On appeal, Duke and Cardenas argued that the arbitrator exceeded his authority by removing them from their positions in WCDC. Specifically, Duke and Cardenas maintained that under the Utah LLC Act, only a court may remove a member or manager of an LLC. This argument presented the Court with a question of statutory interpretation: namely, whether the Utah LLC Act permits an arbitrator to remove an LLC member or manager.
The Court concluded that the Utah LLC Act does permit an arbitrator to remove an LLC member or manager. The Court gave two reasons for this interpretation. First, the Utah LLC Act permits removal in the manner specified by the company's operating agreement, which the Court construed as including removal via an arbitration agreement. Second, the Utah Arbitration Act allows arbitration of any controversy and authorizes arbitrators to grant any remedy.
In addition to upholding confirmation of the award, the Court awarded attorney fees to the Grahams pursuant to section 78-31a-126(3) of the Utah Arbitration Act, which authorizes a court to award attorney fees incurred in litigating the validity of an arbitration award. The Court awarded attorney fees based on its finding that the appeal had "little legal support."
By construing the Utah LLC Act in a manner that gave full effect to the parties' arbitration agreement, the Court avoided an interesting and largely uncharted question regarding the scope of preemption under the Federal Arbitration Act (FAA). Namely, where the parties have agreed that an arbitrator may award any relief available in court, see, e.g., National Arbitration Forum Code of Procedure, does the FAA preempt state laws that would preclude the arbitrator from awarding a form of relief available in court?
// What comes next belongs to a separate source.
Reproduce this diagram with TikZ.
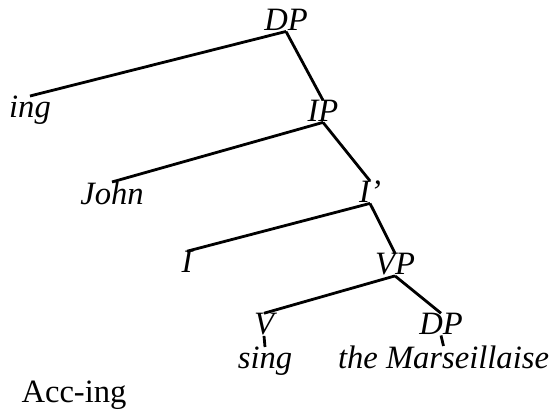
\documentclass[tikz,border=0pt]{standalone}
\usepackage{fontspec}
\setmainfont{Liberation Serif}
\usepackage{tikz}

\begin{document}
\begin{tikzpicture}[
    x=0.5pt, y=-0.5pt,
    font=\fontsize{16.3}{19}\selectfont,
    cat/.style={inner sep=0pt, anchor=base, font=\fontsize{16.3}{19}\selectfont\itshape},
    word/.style={cat},
    branch/.style={line width=1.4pt}
]
\useasboundingbox (0,0) rectangle (552,416);

% Root
\node[cat] (dp) at (286,31) {DP};

% Level 1
\node[word] (ing) at (30,118) {ing};
\node[cat] (ip) at (323,122) {IP};

% Level 2
\node[word] (john) at (112,205) {John};
\node[cat] (ibar) at (370,203) {I'};

% Level 3
\node[cat] (infl) at (187,273) {I};
\node[cat] (vp) at (395,275) {VP};

% Level 4
\node[cat] (verb) at (264,335) {V};
\node[cat] (obj) at (441,335) {DP};

% Words
\node[word] (sing) at (265,369) {sing};
\node[word] (marse) at (443.5,369) {the Marseillaise};

% Caption
\node[inner sep=0pt, anchor=base] (caption) at (74,403) {Acc-ing};

% Branches
\draw[branch] (dp.south) -- (ing.north);
\draw[branch] (dp.south) -- (ip.north);

\draw[branch] (ip.south) -- (john.north);
\draw[branch] (ip.south) -- (ibar.north);

\draw[branch] (ibar.south) -- (infl.north);
\draw[branch] (ibar.south) -- (vp.north);

\draw[branch] (vp.south) -- (verb.north);
\draw[branch] (vp.south) -- (obj.north);

\draw[branch] (verb.south) -- (sing.north);
\draw[branch] (obj.south) -- (marse.north);

\end{tikzpicture}
\end{document}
In Wisconsin Auto Title Loans, Inc. v. Jones, 696 N.W.2d 214 (Wis. Ct. App. 2005), aff'd, 714 N.W.2d 155 (Wis. 2006), the Wisconsin Court of Appeals raised this question sua sponte but did not address it since neither party had raised the issue. Specifically, the court noted that "[t]he argument might be made that the legislature has run afoul of the Federal Arbitration Act by exempting a certain class of cases [i.e., replevin actions] from arbitration." Id. at 220 n. 3.